Due to extreme prejudice of most members of my family against fruitcake, I expect I'll be the only one to eat much of this week's cake. I am attempting to get around glacéed cherry aversion by using a mix of non-glacéed dried fruit and candied ginger, but that will only put the cake in other people's aversion zone. Fruitcake is just one of those polarizing things. You might think the high alcohol content would help, but most of my captive cake-testing panel are under the legal drinking age.
Last weekend I put together my fruit mix, raiding my rather large and somewhat old collection of dried fruit, which I keep in the fridge hydrator. I ended up with:
1/2 c. dried cherries
1/2 c. dried cranberries
1/3 c. dried blueberries
1/3 c. dried apricot, chopped to about the size of the cherries
1/3 c. total of a mix of dried peach and apple
2 T. crystalized ginger, minced
the peel of an orange and a lemon, coarsely chopped
The general idea of a non-glacéed fruitcake, and ideas on the fruit to include, I took from Alton Brown's Freerange Fruitcake. I doused my mixture with dark rum and stored it in a plastic container with a good lid, and shook it a little every day to mix up the fruit. The rum disappeared early, perhaps because my dried fruit was drier than normal (the dehydrating hydrator drawer!), so I added a couple of tablespoons twice during the week. By Friday, the fruits were getting pretty plump.
Then it was on to the cake. I had the same confusion as others about the butter first being described as creamy, then as melted, but went with my idea of creamy--still the color of solid butter, but so soft as to feel like I was stirring whipped cream. My muscovado sugar didn't quite beat in smoothly and little tiny lumps were still visible in the mixture even after beating in my 1-1/2 egg--the sugar might have been a little on the dry side, too. Then the dry ingredients went in, then the fruit, then the nuts, and the batter was ready. It did almost fill my 6-cup fluted tube pan.
I forgot to note my final cooking time for the half-cake--about 50 minutes, I think. And I didn't read all of Rose's note (raps knuckles, promises to do better) and didn't tent the pan with foil, so the outer edges look a little over-done. However, it came out of the pan very smoothly and looks very pretty.

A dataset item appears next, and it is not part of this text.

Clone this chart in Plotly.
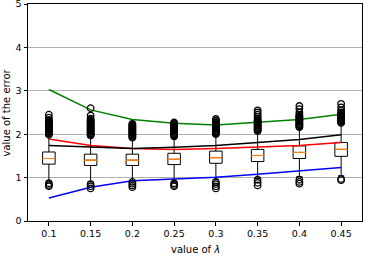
import plotly.graph_objects as go

categories = ["0.1", "0.15", "0.2", "0.25", "0.3", "0.35", "0.4", "0.45"]

# box statistics
q1 = [1.31, 1.28, 1.28, 1.30, 1.33, 1.37, 1.44, 1.49]
median = [1.44, 1.40, 1.40, 1.42, 1.46, 1.51, 1.58, 1.65]
q3 = [1.59, 1.54, 1.54, 1.56, 1.61, 1.65, 1.73, 1.81]
lowerfence = [0.92, 0.90, 0.93, 0.90, 0.95, 0.98, 1.02, 1.04]
upperfence = [1.98, 1.95, 1.90, 1.93, 1.98, 2.05, 2.14, 2.25]

# outliers per category
outliers = {
    "0.1": [0.80, 0.83, 0.87,
            1.99, 2.01, 2.03, 2.05, 2.07, 2.09, 2.11, 2.13, 2.15, 2.17, 2.19,
            2.21, 2.23, 2.25, 2.27, 2.29, 2.31, 2.33, 2.38, 2.45],
    "0.15": [0.75, 0.80, 0.85,
             1.97, 1.99, 2.01, 2.03, 2.05, 2.07, 2.09, 2.11, 2.13, 2.15, 2.17,
             2.19, 2.21, 2.23, 2.25, 2.27, 2.29, 2.31, 2.33, 2.36, 2.43, 2.60],
    "0.2": [0.78, 0.82, 0.86, 0.90,
            1.92, 1.94, 1.96, 1.98, 2.00, 2.02, 2.04, 2.06, 2.08, 2.10, 2.12,
            2.14, 2.16, 2.18, 2.20, 2.22, 2.24],
    "0.25": [0.80, 0.83, 0.87,
             1.95, 1.97, 1.99, 2.01, 2.03, 2.05, 2.07, 2.09, 2.11, 2.13, 2.15,
             2.17, 2.19, 2.21, 2.23, 2.25, 2.27],
    "0.3": [0.75, 0.80, 0.85, 0.90,
            2.00, 2.02, 2.04, 2.06, 2.08, 2.10, 2.12, 2.14, 2.16, 2.18, 2.20,
            2.22, 2.24, 2.26, 2.28, 2.31, 2.35],
    "0.35": [0.82, 0.88, 0.95,
             2.07, 2.09, 2.11, 2.13, 2.15, 2.17, 2.19, 2.21, 2.23, 2.25, 2.27,
             2.29, 2.31, 2.33, 2.36, 2.40, 2.45, 2.50, 2.55],
    "0.4": [0.86, 0.90, 0.95,
            2.16, 2.18, 2.20, 2.22, 2.24, 2.26, 2.28, 2.30, 2.32, 2.34, 2.36,
            2.38, 2.40, 2.42, 2.45, 2.50, 2.58, 2.65],
    "0.45": [0.94, 0.97,
             2.26, 2.28, 2.30, 2.32, 2.34, 2.36, 2.38, 2.40, 2.42, 2.44, 2.46,
             2.50, 2.55, 2.62, 2.70],
}

# line series
green = [3.03, 2.56, 2.34, 2.25, 2.21, 2.27, 2.34, 2.46]
red = [1.89, 1.74, 1.67, 1.65, 1.67, 1.70, 1.74, 1.81]
black = [1.74, 1.70, 1.67, 1.70, 1.74, 1.81, 1.88, 1.99]
blue = [0.53, 0.78, 0.93, 0.97, 1.01, 1.08, 1.15, 1.23]

y_ticks = [0, 1, 2, 3, 4, 5]

fig = go.Figure()

fig.add_trace(go.Box(
    x=categories, q1=q1, median=median, q3=q3,
    lowerfence=lowerfence, upperfence=upperfence,
    boxpoints=False, fillcolor="white",
    line=dict(color="black", width=1), width=0.3, whiskerwidth=0.5,
    showlegend=False, hoverinfo="skip",
))
fig.add_trace(go.Box(
    x=categories, q1=median, median=median, q3=median,
    lowerfence=median, upperfence=median,
    boxpoints=False, fillcolor="rgba(0,0,0,0)",
    line=dict(color="#ff7f0e", width=1), width=0.3, whiskerwidth=0,
    showlegend=False, hoverinfo="skip",
))

for vals, col in [(green, "#008000"), (red, "#ff0000"), (black, "#000000"), (blue, "#0000ff")]:
    fig.add_trace(go.Scatter(
        x=categories, y=vals, mode="lines",
        line=dict(color=col, width=1.5), showlegend=False,
    ))

ox, oy = [], []
for c in categories:
    for v in outliers[c]:
        ox.append(c)
        oy.append(v)
fig.add_trace(go.Scatter(
    x=ox, y=oy, mode="markers",
    marker=dict(symbol="circle-open", size=6.5, color="black", line=dict(width=1.3)),
    showlegend=False,
))

fig.update_layout(
    width=368, height=256,
    margin=dict(l=28, r=6, t=4, b=35),
    paper_bgcolor="white", plot_bgcolor="white",
    boxmode="overlay",
    font=dict(family="DejaVu Sans", size=9.5, color="black"),
    annotations=[
        dict(text="value of <i>λ</i>", xref="paper", yref="paper", x=0.5, y=0,
             yshift=-28, xanchor="center", yanchor="middle", showarrow=False,
             font=dict(size=10)),
        dict(text="value of the error", xref="paper", yref="paper", x=0, y=0.5,
             xshift=-22, xanchor="center", yanchor="middle", textangle=-90,
             showarrow=False, font=dict(size=10)),
    ],
)
fig.update_xaxes(
    type="category", categoryorder="array", categoryarray=categories,
    range=[-0.5, 7.5], showline=True, mirror=True, linecolor="black", linewidth=1,
    ticks="outside", ticklen=3.5, tickwidth=0.8, tickcolor="black",
    showgrid=False, zeroline=False, automargin=False,
)
fig.update_yaxes(
    range=[0, 5], tickvals=y_ticks, showline=True, mirror=True,
    linecolor="black", linewidth=1,
    ticks="outside", ticklen=3.5, tickwidth=0.8, tickcolor="black",
    showgrid=True, gridcolor="#b0b0b0", gridwidth=0.8, zeroline=False,
    automargin=False, ticklabeloverflow="allow",
)

fig.write_html("out.html", config={"displayModeBar": False},
               post_script="document.body.style.margin='0';")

No taste-testing results this week, as I'm letting my cake age a couple of weeks at least. It's swaddled in rum-soaked cheesecloth and plastic wrap, and I have a little spray bottle of dark rum to spritz it with every few days when the cheesecloth gets a little dry. I'm looking forward to a slice with a nice cup of hot tea somewhere in the week before Christmas, when I'll need a sanity break.